__Task instructions__
Please reproduce the lines of the records below from the one holding "Output the Python" through the one holding "[0.42, 0.33, 0.26, 0.16, 0.18]]", inclusive, skipping all pictures.

··········

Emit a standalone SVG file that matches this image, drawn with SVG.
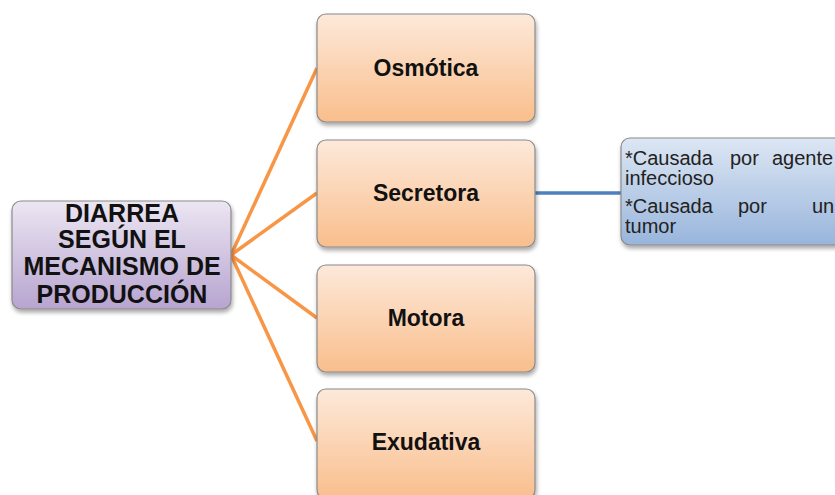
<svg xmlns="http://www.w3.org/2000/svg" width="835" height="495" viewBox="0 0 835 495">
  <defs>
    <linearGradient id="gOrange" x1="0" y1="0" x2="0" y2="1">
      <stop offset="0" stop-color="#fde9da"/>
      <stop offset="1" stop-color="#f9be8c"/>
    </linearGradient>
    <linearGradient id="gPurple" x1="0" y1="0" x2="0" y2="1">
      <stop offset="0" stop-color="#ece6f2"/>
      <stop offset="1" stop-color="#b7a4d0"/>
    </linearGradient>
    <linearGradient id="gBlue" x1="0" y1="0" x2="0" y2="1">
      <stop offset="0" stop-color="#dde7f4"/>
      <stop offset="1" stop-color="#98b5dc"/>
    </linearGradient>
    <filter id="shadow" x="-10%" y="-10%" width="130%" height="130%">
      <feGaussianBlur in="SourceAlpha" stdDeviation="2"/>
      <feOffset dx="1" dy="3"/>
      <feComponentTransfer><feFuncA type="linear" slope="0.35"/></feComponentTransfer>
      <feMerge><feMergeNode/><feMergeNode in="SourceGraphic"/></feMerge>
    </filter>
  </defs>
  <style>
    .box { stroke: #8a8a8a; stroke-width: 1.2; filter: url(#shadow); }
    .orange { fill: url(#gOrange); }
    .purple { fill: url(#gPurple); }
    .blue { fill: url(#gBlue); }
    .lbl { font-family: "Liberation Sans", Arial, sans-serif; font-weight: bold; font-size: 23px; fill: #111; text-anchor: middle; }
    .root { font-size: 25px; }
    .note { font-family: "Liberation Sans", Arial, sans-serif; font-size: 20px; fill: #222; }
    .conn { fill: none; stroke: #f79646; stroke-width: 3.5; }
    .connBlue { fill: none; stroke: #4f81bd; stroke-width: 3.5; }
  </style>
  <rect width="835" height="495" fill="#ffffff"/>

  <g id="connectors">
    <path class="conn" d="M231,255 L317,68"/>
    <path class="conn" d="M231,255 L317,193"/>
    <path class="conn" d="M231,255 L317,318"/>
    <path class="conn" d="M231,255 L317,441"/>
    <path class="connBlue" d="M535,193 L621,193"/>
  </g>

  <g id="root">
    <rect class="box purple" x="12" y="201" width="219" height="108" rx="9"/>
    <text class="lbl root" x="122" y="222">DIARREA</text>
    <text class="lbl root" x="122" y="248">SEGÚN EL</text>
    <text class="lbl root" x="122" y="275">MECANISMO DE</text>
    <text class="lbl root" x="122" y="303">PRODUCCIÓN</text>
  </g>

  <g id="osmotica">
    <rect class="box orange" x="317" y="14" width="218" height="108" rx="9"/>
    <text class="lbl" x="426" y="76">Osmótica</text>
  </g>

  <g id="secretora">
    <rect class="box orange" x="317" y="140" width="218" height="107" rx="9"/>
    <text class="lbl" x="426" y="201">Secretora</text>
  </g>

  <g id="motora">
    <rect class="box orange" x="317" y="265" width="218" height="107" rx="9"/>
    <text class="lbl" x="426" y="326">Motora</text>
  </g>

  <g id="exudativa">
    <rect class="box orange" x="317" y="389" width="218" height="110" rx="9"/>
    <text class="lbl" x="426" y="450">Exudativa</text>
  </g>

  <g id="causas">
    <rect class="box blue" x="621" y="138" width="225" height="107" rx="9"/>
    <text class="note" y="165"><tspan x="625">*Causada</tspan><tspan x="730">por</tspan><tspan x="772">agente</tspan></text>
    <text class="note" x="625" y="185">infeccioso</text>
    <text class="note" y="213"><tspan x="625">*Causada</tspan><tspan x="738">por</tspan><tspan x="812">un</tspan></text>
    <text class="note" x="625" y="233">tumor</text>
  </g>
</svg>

··········

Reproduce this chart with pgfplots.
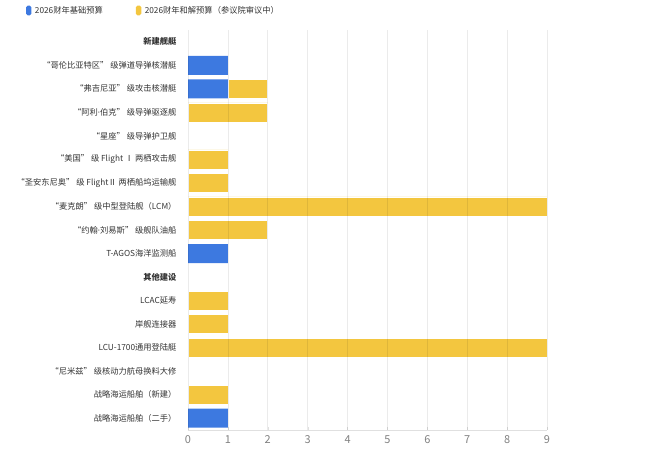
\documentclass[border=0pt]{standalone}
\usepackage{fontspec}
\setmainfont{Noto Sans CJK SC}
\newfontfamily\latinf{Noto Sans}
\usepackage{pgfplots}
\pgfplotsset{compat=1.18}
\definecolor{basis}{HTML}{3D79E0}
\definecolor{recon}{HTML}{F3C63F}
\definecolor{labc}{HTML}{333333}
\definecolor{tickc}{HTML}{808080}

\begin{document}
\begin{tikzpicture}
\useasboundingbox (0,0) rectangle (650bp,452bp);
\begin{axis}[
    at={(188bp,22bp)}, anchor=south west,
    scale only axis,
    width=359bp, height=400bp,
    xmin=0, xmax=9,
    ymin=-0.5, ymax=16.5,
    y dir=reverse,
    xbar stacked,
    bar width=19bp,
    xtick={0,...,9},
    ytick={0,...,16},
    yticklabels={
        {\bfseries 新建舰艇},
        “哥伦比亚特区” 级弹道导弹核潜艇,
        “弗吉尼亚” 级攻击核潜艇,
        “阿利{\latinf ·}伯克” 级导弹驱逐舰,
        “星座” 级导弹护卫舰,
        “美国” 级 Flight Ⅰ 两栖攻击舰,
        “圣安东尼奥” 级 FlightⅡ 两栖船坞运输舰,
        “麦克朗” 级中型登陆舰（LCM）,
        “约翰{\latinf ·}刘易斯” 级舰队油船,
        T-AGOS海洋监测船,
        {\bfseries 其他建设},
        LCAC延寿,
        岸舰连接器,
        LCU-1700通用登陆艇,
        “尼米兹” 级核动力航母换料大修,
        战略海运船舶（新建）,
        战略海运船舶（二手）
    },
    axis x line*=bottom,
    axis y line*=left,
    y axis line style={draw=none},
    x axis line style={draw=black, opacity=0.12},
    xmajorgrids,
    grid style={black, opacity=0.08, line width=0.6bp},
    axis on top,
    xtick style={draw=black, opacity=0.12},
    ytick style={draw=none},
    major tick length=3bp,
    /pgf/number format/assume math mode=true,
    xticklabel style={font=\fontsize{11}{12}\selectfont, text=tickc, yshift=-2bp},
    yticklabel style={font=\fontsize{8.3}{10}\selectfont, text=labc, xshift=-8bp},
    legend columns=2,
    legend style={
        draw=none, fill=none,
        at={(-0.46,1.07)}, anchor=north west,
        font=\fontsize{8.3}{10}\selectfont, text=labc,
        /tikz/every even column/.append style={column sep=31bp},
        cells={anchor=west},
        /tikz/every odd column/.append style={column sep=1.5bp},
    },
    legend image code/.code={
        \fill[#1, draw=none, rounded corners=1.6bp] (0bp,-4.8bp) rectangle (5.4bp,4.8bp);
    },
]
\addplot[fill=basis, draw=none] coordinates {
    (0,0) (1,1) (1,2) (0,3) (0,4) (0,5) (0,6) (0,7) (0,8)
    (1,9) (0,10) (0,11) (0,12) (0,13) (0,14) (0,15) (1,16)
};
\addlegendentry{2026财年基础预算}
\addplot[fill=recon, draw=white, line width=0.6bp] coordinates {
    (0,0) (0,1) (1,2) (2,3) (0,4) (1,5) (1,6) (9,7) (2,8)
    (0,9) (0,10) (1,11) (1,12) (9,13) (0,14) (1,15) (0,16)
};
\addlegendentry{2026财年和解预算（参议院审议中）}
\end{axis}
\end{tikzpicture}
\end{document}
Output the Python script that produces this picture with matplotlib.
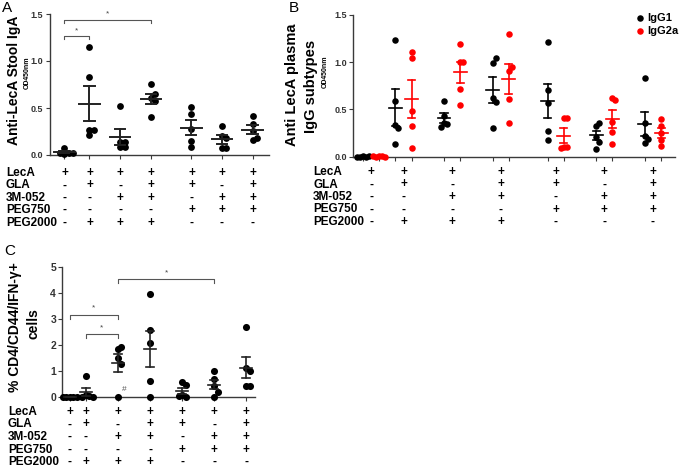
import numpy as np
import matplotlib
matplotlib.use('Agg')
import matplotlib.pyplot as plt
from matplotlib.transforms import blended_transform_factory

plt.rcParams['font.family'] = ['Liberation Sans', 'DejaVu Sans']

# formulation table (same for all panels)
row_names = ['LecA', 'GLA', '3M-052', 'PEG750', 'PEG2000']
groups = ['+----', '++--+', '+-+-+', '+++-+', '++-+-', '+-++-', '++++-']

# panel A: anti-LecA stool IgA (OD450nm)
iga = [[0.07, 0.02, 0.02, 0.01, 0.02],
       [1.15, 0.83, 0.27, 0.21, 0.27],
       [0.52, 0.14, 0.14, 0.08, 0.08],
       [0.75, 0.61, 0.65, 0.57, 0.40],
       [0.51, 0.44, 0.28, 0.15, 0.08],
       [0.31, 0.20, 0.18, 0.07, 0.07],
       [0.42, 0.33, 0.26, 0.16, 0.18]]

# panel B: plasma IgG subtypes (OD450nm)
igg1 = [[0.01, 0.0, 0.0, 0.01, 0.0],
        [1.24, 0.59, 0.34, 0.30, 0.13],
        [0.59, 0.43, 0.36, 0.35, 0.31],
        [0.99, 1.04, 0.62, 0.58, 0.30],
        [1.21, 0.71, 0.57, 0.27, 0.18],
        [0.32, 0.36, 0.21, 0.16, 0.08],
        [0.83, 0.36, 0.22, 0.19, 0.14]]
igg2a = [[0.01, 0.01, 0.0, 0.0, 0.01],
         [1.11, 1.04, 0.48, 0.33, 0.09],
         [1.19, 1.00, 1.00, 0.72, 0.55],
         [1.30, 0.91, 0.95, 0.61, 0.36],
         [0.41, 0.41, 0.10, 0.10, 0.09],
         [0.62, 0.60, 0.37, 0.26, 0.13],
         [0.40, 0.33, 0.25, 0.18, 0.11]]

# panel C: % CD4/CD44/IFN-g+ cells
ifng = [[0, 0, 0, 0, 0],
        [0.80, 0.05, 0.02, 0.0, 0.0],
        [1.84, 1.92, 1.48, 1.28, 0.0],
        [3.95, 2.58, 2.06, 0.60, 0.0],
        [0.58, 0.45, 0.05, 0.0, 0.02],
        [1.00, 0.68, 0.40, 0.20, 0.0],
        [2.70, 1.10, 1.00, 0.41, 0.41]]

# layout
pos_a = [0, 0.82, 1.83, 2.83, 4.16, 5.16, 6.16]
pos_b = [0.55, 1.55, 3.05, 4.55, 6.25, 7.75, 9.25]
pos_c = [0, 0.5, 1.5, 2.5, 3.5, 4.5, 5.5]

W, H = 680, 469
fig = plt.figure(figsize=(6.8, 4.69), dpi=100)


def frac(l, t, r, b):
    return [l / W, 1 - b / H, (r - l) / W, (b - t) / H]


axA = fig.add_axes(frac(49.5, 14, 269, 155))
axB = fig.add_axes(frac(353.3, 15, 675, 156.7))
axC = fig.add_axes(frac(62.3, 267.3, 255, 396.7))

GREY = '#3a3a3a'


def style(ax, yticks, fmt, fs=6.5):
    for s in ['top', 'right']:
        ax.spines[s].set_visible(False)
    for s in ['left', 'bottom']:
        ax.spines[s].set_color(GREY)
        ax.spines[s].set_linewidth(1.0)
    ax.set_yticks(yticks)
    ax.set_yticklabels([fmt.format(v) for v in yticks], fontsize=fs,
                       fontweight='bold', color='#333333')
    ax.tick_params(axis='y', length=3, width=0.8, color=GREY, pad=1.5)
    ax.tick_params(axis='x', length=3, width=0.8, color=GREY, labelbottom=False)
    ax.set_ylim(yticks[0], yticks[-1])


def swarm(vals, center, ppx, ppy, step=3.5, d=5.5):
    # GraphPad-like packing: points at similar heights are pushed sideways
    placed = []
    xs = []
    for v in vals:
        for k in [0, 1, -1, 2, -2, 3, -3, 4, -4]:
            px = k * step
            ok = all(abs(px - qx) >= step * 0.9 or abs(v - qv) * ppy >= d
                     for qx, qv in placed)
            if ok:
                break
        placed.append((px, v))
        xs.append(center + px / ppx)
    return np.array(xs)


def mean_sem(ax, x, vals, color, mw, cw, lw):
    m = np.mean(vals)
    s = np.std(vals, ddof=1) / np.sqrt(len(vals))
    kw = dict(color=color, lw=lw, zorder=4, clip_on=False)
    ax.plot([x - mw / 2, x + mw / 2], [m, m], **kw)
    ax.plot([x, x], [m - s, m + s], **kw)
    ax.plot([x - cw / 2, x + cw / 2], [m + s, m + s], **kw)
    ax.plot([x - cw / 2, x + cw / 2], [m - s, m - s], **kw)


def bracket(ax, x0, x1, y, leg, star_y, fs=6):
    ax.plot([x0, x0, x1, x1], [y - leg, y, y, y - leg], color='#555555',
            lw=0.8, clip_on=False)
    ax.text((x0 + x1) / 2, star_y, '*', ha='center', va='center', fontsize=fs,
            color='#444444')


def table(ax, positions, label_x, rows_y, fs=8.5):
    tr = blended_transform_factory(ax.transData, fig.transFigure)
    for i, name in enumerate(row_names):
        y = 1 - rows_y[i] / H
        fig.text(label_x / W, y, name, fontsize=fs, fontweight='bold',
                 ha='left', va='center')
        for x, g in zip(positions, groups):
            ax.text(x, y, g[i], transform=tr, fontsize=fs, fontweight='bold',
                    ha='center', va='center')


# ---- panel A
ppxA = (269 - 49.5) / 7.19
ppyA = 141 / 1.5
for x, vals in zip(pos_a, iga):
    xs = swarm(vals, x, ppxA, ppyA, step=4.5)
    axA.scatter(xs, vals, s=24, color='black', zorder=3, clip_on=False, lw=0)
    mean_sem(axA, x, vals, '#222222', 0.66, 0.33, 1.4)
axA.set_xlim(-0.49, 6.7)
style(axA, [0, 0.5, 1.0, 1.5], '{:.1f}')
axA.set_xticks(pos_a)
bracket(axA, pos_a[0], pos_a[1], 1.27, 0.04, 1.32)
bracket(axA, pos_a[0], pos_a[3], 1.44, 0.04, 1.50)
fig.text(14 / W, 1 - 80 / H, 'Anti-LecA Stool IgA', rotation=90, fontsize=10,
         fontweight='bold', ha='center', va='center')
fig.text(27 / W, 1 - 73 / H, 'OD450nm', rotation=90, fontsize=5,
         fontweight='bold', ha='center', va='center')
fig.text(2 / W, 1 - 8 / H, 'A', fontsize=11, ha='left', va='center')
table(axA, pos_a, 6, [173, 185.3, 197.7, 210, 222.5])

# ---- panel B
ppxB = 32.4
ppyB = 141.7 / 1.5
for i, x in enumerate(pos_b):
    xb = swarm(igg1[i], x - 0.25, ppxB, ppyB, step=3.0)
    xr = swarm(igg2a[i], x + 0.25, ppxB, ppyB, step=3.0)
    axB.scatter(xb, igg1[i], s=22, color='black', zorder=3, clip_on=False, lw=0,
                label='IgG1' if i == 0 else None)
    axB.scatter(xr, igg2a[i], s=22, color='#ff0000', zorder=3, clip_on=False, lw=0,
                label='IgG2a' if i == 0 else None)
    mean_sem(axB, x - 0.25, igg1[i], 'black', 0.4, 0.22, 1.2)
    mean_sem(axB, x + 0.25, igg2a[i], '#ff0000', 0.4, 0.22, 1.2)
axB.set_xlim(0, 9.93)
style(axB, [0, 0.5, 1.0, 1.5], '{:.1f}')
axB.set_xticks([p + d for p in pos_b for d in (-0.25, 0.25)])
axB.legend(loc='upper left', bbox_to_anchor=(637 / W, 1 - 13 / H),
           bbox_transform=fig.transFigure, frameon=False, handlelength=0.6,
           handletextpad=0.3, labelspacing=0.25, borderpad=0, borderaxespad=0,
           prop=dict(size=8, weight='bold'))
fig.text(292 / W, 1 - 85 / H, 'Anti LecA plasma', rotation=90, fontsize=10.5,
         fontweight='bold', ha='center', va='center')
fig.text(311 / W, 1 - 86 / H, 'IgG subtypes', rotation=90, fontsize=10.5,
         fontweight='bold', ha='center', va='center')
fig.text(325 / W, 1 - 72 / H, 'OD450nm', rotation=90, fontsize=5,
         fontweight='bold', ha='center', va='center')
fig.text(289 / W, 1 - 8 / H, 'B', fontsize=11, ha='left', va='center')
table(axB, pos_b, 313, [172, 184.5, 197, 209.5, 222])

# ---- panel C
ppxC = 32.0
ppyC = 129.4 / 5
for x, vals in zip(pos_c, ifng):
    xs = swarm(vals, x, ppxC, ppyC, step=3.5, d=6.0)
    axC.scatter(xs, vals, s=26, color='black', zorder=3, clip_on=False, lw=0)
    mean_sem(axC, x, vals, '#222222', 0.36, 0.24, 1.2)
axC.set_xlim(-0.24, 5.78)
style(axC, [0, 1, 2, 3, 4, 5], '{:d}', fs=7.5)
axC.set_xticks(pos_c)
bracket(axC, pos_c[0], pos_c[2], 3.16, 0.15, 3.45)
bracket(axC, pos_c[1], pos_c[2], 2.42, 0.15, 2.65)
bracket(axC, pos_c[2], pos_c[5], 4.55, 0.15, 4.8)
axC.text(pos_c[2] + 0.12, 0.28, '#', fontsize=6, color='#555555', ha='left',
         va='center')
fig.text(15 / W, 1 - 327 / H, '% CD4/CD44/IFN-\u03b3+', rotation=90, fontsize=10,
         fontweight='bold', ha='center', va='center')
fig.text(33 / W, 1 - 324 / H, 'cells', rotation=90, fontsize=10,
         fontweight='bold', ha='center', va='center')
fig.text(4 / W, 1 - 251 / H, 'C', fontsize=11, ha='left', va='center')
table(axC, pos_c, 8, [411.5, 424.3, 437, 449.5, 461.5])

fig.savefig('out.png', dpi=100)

··········

__Exercise output__
Output the Python script that produces this picture with matplotlib.
import numpy as np
import matplotlib
matplotlib.use('Agg')
import matplotlib.pyplot as plt
from matplotlib.transforms import blended_transform_factory

plt.rcParams['font.family'] = ['Liberation Sans', 'DejaVu Sans']

# formulation table (same for all panels)
row_names = ['LecA', 'GLA', '3M-052', 'PEG750', 'PEG2000']
groups = ['+----', '++--+', '+-+-+', '+++-+', '++-+-', '+-++-', '++++-']

# panel A: anti-LecA stool IgA (OD450nm)
iga = [[0.07, 0.02, 0.02, 0.01, 0.02],
       [1.15, 0.83, 0.27, 0.21, 0.27],
       [0.52, 0.14, 0.14, 0.08, 0.08],
       [0.75, 0.61, 0.65, 0.57, 0.40],
       [0.51, 0.44, 0.28, 0.15, 0.08],
       [0.31, 0.20, 0.18, 0.07, 0.07],
       [0.42, 0.33, 0.26, 0.16, 0.18]]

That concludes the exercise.